参加される方は、『帝国の慰安婦』、そして、朴さんが書かれた『和解のために』(平凡社)を読んできてくださるようお願いします。

【開催日時】
2020年1月19日(日)11時~15時
10:15 受付開始
10:30 開場
11:00 高橋源一郎さんによる講義
12:30 休憩 ※ご飲食は喫茶コーナー、または店外でお願いいたします。
13:30 朴裕河さんによる講義&ディスカッション
15:00 終了予定

チケット代金2500円(ドリンク別)

チケット販売:12月23日(月)午前9時00分開始
イベントへの参加申し込みは、
①Peatixでの先着順

および

②店頭で専用用紙にご記入いただいた方の中から抽選

で承ります。

①Peatix枠:
先着順での販売・参加申し込み受付です。リンク先サイトよりお申込みください。

②店頭枠:
12月23日(月)終日店頭で専用用紙にご記入いただいた方の中から抽選を行い当選された方にのみ当店よりご連絡差し上げます。
※営業終了後、受付の順番には関係なく厳正な抽選を行います。

いずれの枠の席も、数に限りがございます。おひとり様のお申込みは1席のみとさせていただきます。お電話での受付は行いません。

【主催】
神保町ブックセンター

【協力】
岩波書店

【注意事項】
・キャンセルをご希望される方への払い戻しは、1月17日19時までにご連絡いただいた方のみとさせていただきます。
・キャンセルが出た場合のみ、追加分のチケットを1月18日午前10時よりPeatixサイトで販売いたします。
・不参加による払い戻しはいたしかねます。
・イベントの録音動画撮影はお断りいたします。

高橋源一郎(たかはし・げんいちろう)
1951年生まれ。作家。横浜国立大学経済学部除籍。 2018年3月まで明治学院大学国際学部教授。
今回の「飛ぶ教室」の前身にあたる高橋源一郎ゼミについては、
岩波新書『読んじゃいなよ! ――明治学院大学国際学部 高橋源一郎ゼミで岩波新書をよむ』に詳しい。
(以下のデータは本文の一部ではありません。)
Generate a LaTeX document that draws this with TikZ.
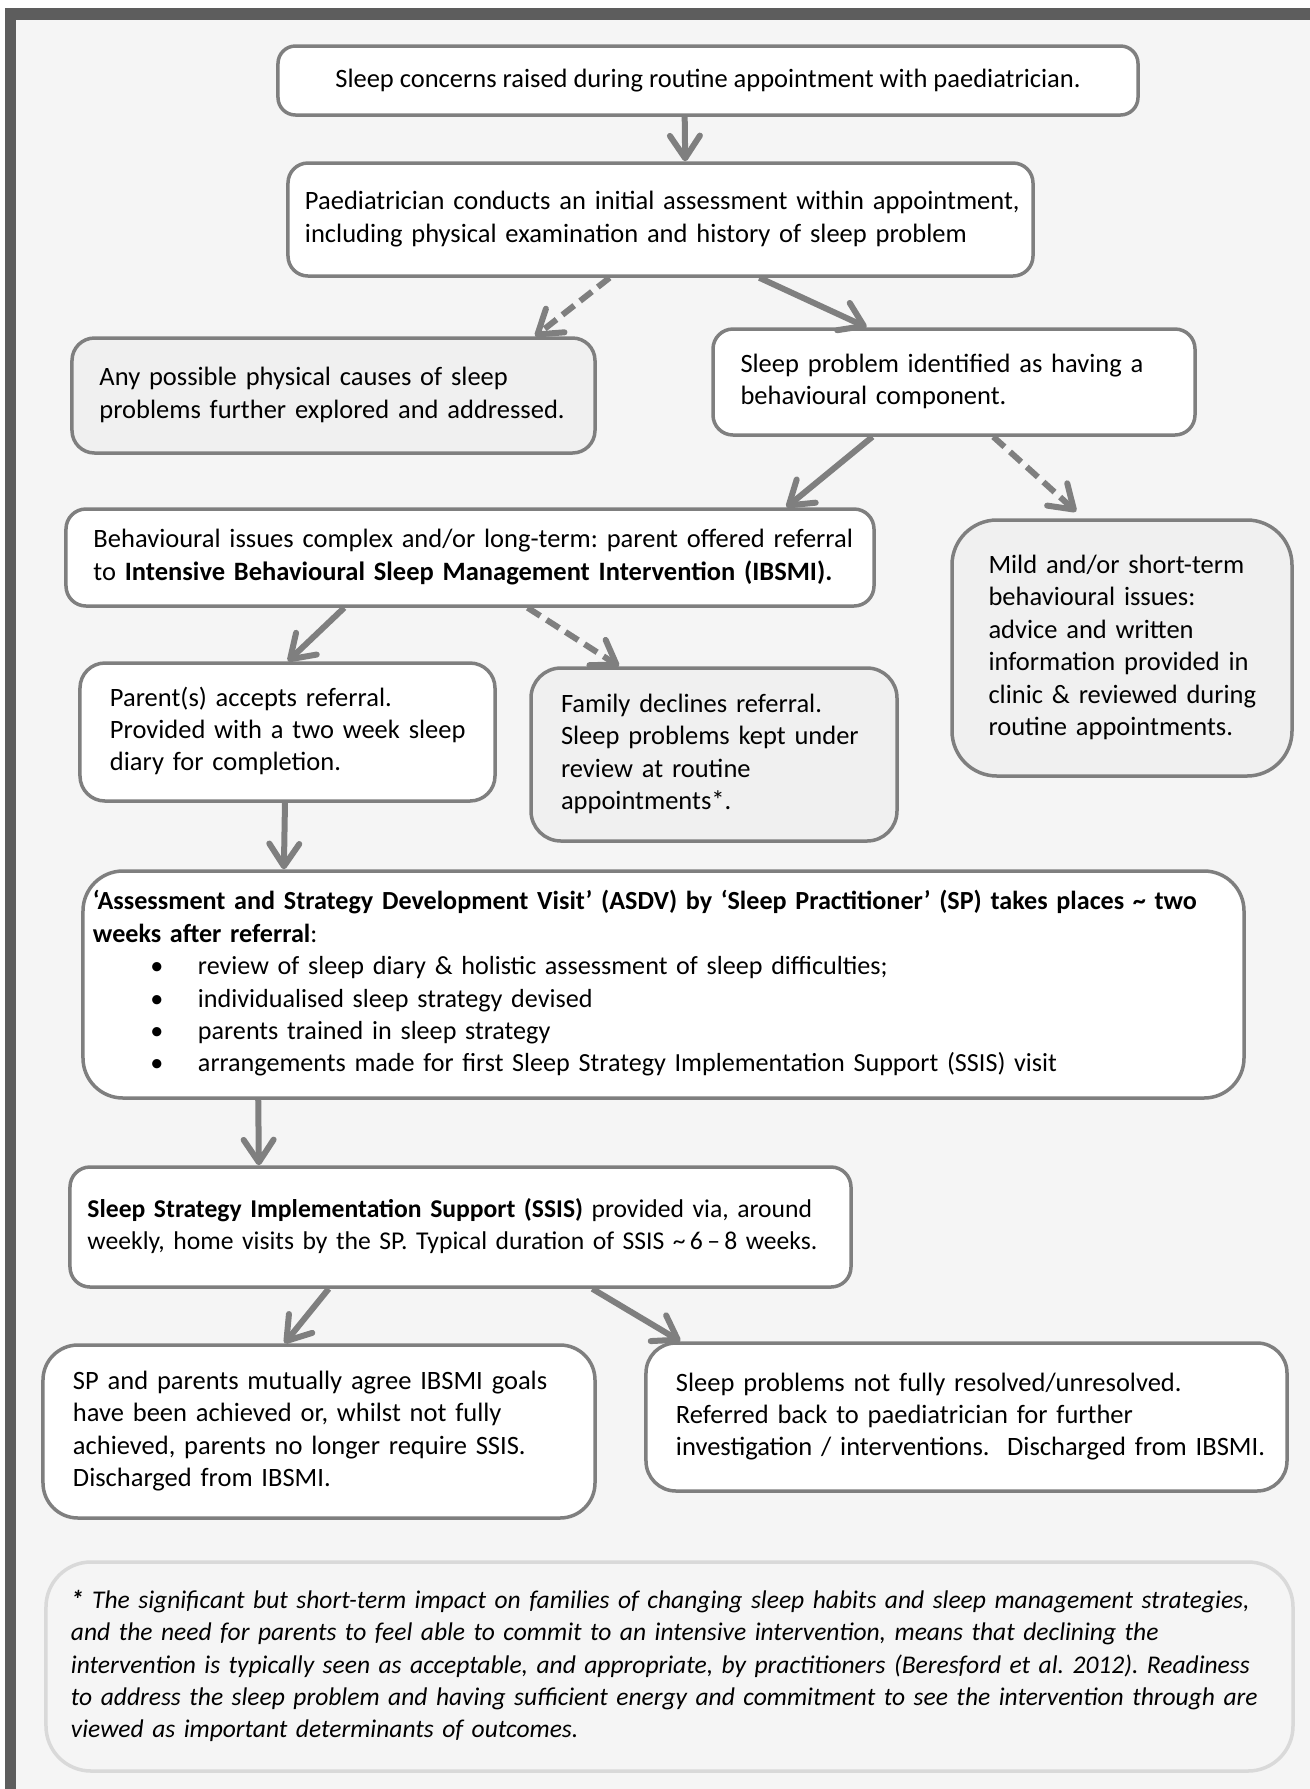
\documentclass[tikz,border=0pt]{standalone}
\usepackage{fontspec}
\setmainfont{Carlito}
\usepackage{tikz}
\usetikzlibrary{arrows.meta, calc}

\definecolor{linegrey}{RGB}{127,127,127}
\definecolor{framegrey}{RGB}{93,93,93}
\definecolor{pagegrey}{RGB}{245,245,245}
\definecolor{boxgrey}{RGB}{240,240,240}
\definecolor{notegrey}{RGB}{217,217,217}

\frenchspacing
\newcommand{\boxlines}[1]{\begin{tabular}{@{}l@{}}#1\end{tabular}}
\newcommand{\asdvpoint}[1]{\hspace*{23pt}\makebox[19pt][l]{\textbullet}#1}

\begin{document}
\begin{tikzpicture}[x=0.4pt, y=-0.4pt, font=\fontsize{10.6pt}{12.96pt}\selectfont]
        % Define node styles
        \tikzstyle{stage} = [draw=linegrey, line width=1.4pt, rounded corners=8pt, fill=white, rectangle, align=left, inner ysep=0pt]
        \tikzstyle{side} = [stage, fill=boxgrey]
        \tikzstyle{flow} = [draw=linegrey, line width=2.4pt, -{Straight Barb[length=9pt, width=12pt, round]}]
        \tikzstyle{maybe} = [flow, dash pattern=on 6pt off 3pt]

        % Page and frame
        \useasboundingbox (0,0) rectangle (1310,1789);
        \fill[white] (0,0) rectangle (1310,1789);
        \fill[pagegrey] (5,8) rectangle (1310,1789);
        \fill[framegrey] (5,8) rectangle (1310,20);
        \fill[framegrey] (5,8) rectangle (16,1789);

        % Draw the nodes
        \node[stage, align=center, minimum width=344pt, minimum height=27.6pt, rounded corners=7pt] (concern) at (708,80.5)
            {Sleep concerns raised during routine appointment with paediatrician.};
        \node[stage, text width=284.4pt, inner xsep=6.8pt, minimum height=45.2pt] (assess) at (660.5,219.5)
            {\boxlines{Paediatrician conducts an initial assessment within appointment,\\ including physical examination and history of sleep problem}};
        \node[side, text width=187.2pt, inner xsep=11pt, minimum height=46pt, rounded corners=9pt] (physical) at (333.5,395.5)
            {\boxlines{Any possible physical causes of sleep\\ problems further explored and addressed.}};
        \node[stage, text width=170.8pt, inner xsep=11pt, minimum height=42.4pt] (behav) at (954,382)
            {\boxlines{Sleep problem identified as having a\\ behavioural component.}};
        \node[stage, text width=301.2pt, inner xsep=11pt, minimum height=38.8pt] (complex) at (470,557.5)
            {\boxlines{Behavioural issues complex and/or long-term: parent offered referral\\ to \textbf{Intensive Behavioural Sleep Management Intervention (IBSMI).}}};
        \node[side, text width=106.8pt, inner xsep=14.6pt, minimum height=102.4pt, rounded corners=18pt] (mild) at (1122,648)
            {\boxlines{Mild and/or short-term\\ behavioural issues:\\ advice and written\\ information provided in\\ clinic \& reviewed during\\ routine appointments.}};
        \node[stage, text width=142pt, inner xsep=12pt, minimum height=55.2pt, rounded corners=10pt] (accept) at (287.5,732)
            {\boxlines{Parent(s) accepts referral.\\ Provided with a two week sleep\\ diary for completion.}};
        \node[side, text width=122.4pt, inner xsep=12pt, minimum height=69.2pt, rounded corners=12pt] (decline) at (714,754.5)
            {\boxlines{Family declines referral.\\ Sleep problems kept under\\ review at routine\\ appointments*.}};
        \node[stage, text width=456.4pt, inner xsep=4pt, minimum height=90.8pt, rounded corners=16pt, font=\fontsize{10.45pt}{12.96pt}\selectfont] (asdv) at (663.5,984.5)
            {\boxlines{\textbf{‘Assessment and Strategy Development Visit’ (ASDV) by ‘Sleep Practitioner’ (SP) takes places \textasciitilde{} two}\\
             \textbf{weeks after referral}:\\
             \asdvpoint{review of sleep diary \& holistic assessment of sleep difficulties;}\\
             \asdvpoint{individualised sleep strategy devised}\\
             \asdvpoint{parents trained in sleep strategy}\\
             \asdvpoint{arrangements made for first Sleep Strategy Implementation Support (SSIS) visit}}};
        \node[stage, text width=298.4pt, inner xsep=7pt, minimum height=48pt, font=\fontsize{10.25pt}{12.96pt}\selectfont] (ssis) at (460.5,1227)
            {\boxlines{\textbf{Sleep Strategy Implementation Support (SSIS)} provided via, around\\ weekly, home visits by the SP. Typical duration of SSIS \textasciitilde{}\,6\,--\,8 weeks.}};
        \node[stage, text width=196.8pt, inner xsep=12pt, minimum height=69.2pt, rounded corners=14pt] (achieved) at (319,1431.5)
            {\boxlines{SP and parents mutually agree IBSMI goals\\ have been achieved or, whilst not fully\\ achieved, parents no longer require SSIS.\\ Discharged from IBSMI.}};
        \node[stage, text width=232.4pt, inner xsep=12pt, minimum height=59.2pt, rounded corners=12pt] (unresolved) at (966.5,1417)
            {\boxlines{Sleep problems not fully resolved/unresolved.\\ Referred back to paediatrician for further\\ investigation / interventions.\ \ Discharged from IBSMI.}};
        \node[stage, draw=notegrey, fill=pagegrey, text width=478.8pt, inner xsep=10pt, minimum height=83.6pt, rounded corners=18pt, font=\fontsize{10.2pt}{12.96pt}\selectfont\itshape] (note) at (669.5,1666.5)
            {\boxlines{\textbf{*} The significant but short-term impact on families of changing sleep habits and sleep management strategies,\\
             and the need for parents to feel able to commit to an intensive intervention, means that declining the\\
             intervention is typically seen as acceptable, and appropriate, by practitioners (Beresford et al. 2012). Readiness\\
             to address the sleep problem and having sufficient energy and commitment to see the intervention through are\\
             viewed as important determinants of outcomes.}};

        % Draw the arrows
        \draw[flow] ($(concern.south west)!0.473!(concern.south east)$) -- ($(assess.north west)!0.533!(assess.north east)$);
        \draw[maybe] ($(assess.south west)!0.432!(assess.south east)$) -- ($(physical.north west)!0.883!(physical.north east)$);
        \draw[flow] ($(assess.south west)!0.632!(assess.south east)$) -- ($(behav.north west)!0.320!(behav.north east)$);
        \draw[flow] ($(behav.south west)!0.332!(behav.south east)$) -- ($(complex.north west)!0.890!(complex.north east)$);
        \draw[maybe, shorten >=4pt] ($(behav.south west)!0.581!(behav.south east)$) -- ($(mild.north west)!0.388!(mild.north east)$);
        \draw[flow] ($(complex.south west)!0.345!(complex.south east)$) -- ($(accept.north west)!0.501!(accept.north east)$);
        \draw[maybe] ($(complex.south west)!0.571!(complex.south east)$) -- ($(decline.north west)!0.243!(decline.north east)$);
        \draw[flow] ($(accept.south west)!0.494!(accept.south east)$) -- ($(asdv.north west)!0.174!(asdv.north east)$);
        \draw[flow] ($(asdv.south west)!0.152!(asdv.south east)$) -- ($(ssis.north west)!0.243!(ssis.north east)$);
        \draw[flow] ($(ssis.south west)!0.332!(ssis.south east)$) -- ($(achieved.north west)!0.438!(achieved.north east)$);
        \draw[flow] ($(ssis.south west)!0.668!(ssis.south east)$) -- ($(unresolved.north west)!0.056!(unresolved.north east)$);
    \end{tikzpicture}
\end{document}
著書:『さようなら、ギャングたち』(群像新人長篇小説賞優秀作)、『優雅で感傷的な日本野球』(三島由紀夫賞)、『日本文学盛衰史』(伊藤整文学賞)、『さよならクリストファー・ロビン』(谷崎潤一郎賞)。ほかに『一億三千万人のための小説教室』『101年目の孤独』『大人にはわからない日本文学史』『ぼくらの民主主義なんだぜ』『丘の上のバカ ぼくらの民主主義なんだぜ2』など多数。

朴裕河(パク・ユハ)
1957年ソウル生まれ。韓国・世宗大学校国際学部教授。
慶應義塾大学文学部国文科卒業。早稲田大学大学院文学研究科日本文学専攻博士課程修了。同大学学術博士学位取得。

著書に、『反日ナショナリズムを超えて』(2005年、河出書房新社、日韓文化交流基金賞)、『和解のためにーー教科書・慰安婦・靖国・独島』(2006年、平凡社、大佛次郎論壇賞)、『帝国の慰安婦ーー植民地支配と記憶の闘い』(2014年、朝日新聞出版、アジア・太平洋賞特別賞、石橋湛山記念早稲田ジャーナリズム大賞)など。